Generally, US media reporting on American and NATO wars seems ever less aggressive. It took the New York Times months to acknowledge what the alternative 'Net press had reported almost immediately: that the current spate of color revolutions were at least in part fomented by the US State Dept and the CIA, with the preparation taking place over a period of years. The spontaneous Libyan color revolution was apparently some three years in the making. We did find one article in The Atlantic that expressed some reservations about the drone program, which cited an article in the Washington Post by David Ignatius, as follows:
Drone attacks have become an addictive tool of U.S. national security policy…My quick reaction, as a journalist who has chronicled the growing use of drones, is that this extension to the Libyan theater is a mistake … It projects American power in the most negative possible way…. [T]he problem with the Predators is that they provide too easy an answer to political and military problems … And now the United States will use them to beef up a stalemated NATO campaign in Libya, on behalf of a rebel army that very well may include Islamic radicals who, under other circumstances, might themselves have been targets of Predator attack.
As we pointed out yesterday, the scope of Western aggression is astonishing at this point and encompasses numerous African and Middle Eastern countries in addition to Iraq and Afghanistan. It seems to us as if the West and America in particular has embarked on a kind furtive ever-expanding global war in which escalations of every kind are reported on but never analyzed and the larger trend is seemingly overlooked. The issues are serious, as alluded to in this Washington Post article, but hardly ever discussed.
What we didn't do yesterday was rehearse the kind of push-back that the West is generating with its increasing aggressions. Of course, we don't think the hostilities themselves are any coincidence. The West and American intelligence in particular are behind many of these color revolutions, as has been reported in numerous places. The goal is ever-closer global governance, the implementation of a one-world order run by the Anglo-American power elite.
This is of course anathema to the mainstream media crowd. And even within the alternative 'Net press, there is much confusion about the current stance of America and European countries as regards the reason for the rising hostilities. The most common reason cited for the additional entanglements is oil. The West is supposedly embarked on a big push to control as many energy-producing countries as possible. But how then does one explain the military tensions or outright rebellions in Tunisia, Egypt, the Ivory Coast, Yemen and any number of other countries now in the process of destabilization.
Throughout the 20th century and now the 21st, one can chart military efforts that have advanced the overall homogenization of global power politics. Even China and Russia are far less inimical today to Western interests than they were in 20th century. But the 21st century seems to be picking up the pace, and while we have no definitive answer for the rapidity, we do know that so much military activity is bound to generate a considerable backlash.

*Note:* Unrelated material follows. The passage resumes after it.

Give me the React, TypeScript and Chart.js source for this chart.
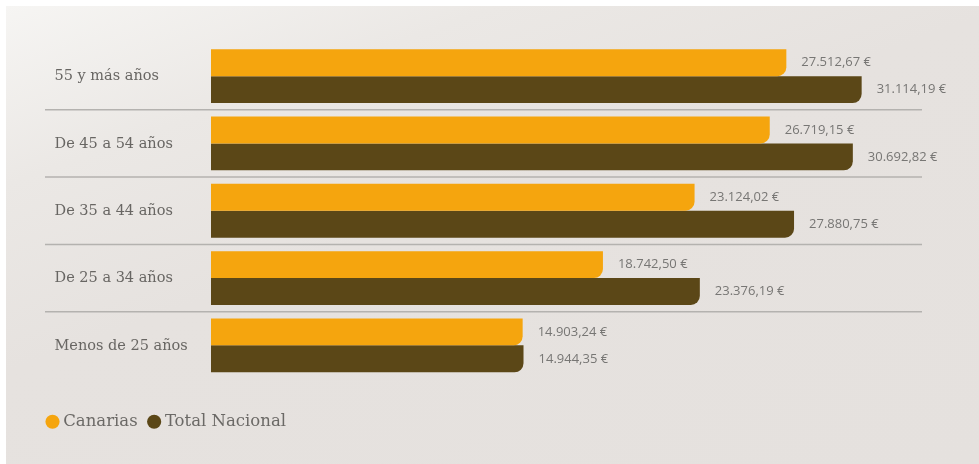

Even if, as we have speculated, the idea, in part, is to create an Islamic crescent of countries that can serve as a controlled opposition to Western powers-that-be, we wonder if such a plan is going to be ultimately controllable. We've noticed that in both Tunisia and Egypt the unrest has continued, contrary to constant predictions in the Western media that "calm was being restored."
We have our doubts that the Ivory Coast is going to calm down any time soon after its recent presidential convulsions, and we would tend to believe in fact that destabilization may spread. The International Criminal Court in the Hague has targeted Africa for a number of years to set precedents that can be used elsewhere in the world; now it looks to us like African countries may have had enough of this "special treatment." Top power-brokers in Kenya, with six senior officials now on trial at the Hague, have indicated that country may cease its support of the international criminal court, along with a number of other countries.
In South America, we are well aware there is a good deal of antipathy to expanding Anglo-American global governance; of late the European Union looks fairly shaky. Afghanistan is as yet unpacified and the violence has actually picked up. Iraq's restive Shia population is dissatisfied with the current pace of recovery in that war-torn country and non-violent (or eventually violent) protests may break out there in the near future. We've reported on much of this.
The pushback hasn't mattered so far. Anglo-American elites continue their march toward closer global governance. Apparently the idea is to force a new world order through hard power rather than by using the soft power of fear-based promotions that worked so well in the 20th century. Of course one reason elite propaganda works less well in the 21st century than the 20th has to do with the Internet, which has exposed elite manipulations to millions. Substituting force for persuasion may be a response, but it is not clear whether it will be a successful one.
No doubt, the Libya campaign was supposed to go more smoothly than it has. Now the powers-that-be are expanding their footprint as a result. Soon the West and especially America may find itself in the midst of another ground-based shooting war as mission-creep overwhelms initial UN Resolutions. The expanding US drone program is likely already testimony to that. Nonetheless, in our view, European and American populations (as opposed the elites) want less war, not more – and more accountability from those who are expanding the conflict.
We try to cover all sides of elite manipulations in this publication and we've paid more attention to the military of late because more and more the powers-that-be seem to be emphasizing hard power over soft. We have a good deal of doubt that one can build an effective one-world government in this sort of fashion, anymore than, say, one can build a European Union while denying people the right to vote on its progress and evolution.
Large political structures that are built without the buy-ins of their populations tend to be fairly fragile entities with short lifespans. Western elites were doing much better in the 20th century than the 21st in terms of this buy-in. More and more, the escalating use of force looks to us more like a weakness than a strength, an admission that as Mao famously said, "power springs from the barrel of a gun." Of course Mao's China lasted precisely as long as he was alive, about 40-50 years. Can world governance built without the enthusiastic consent of the governed last any longer?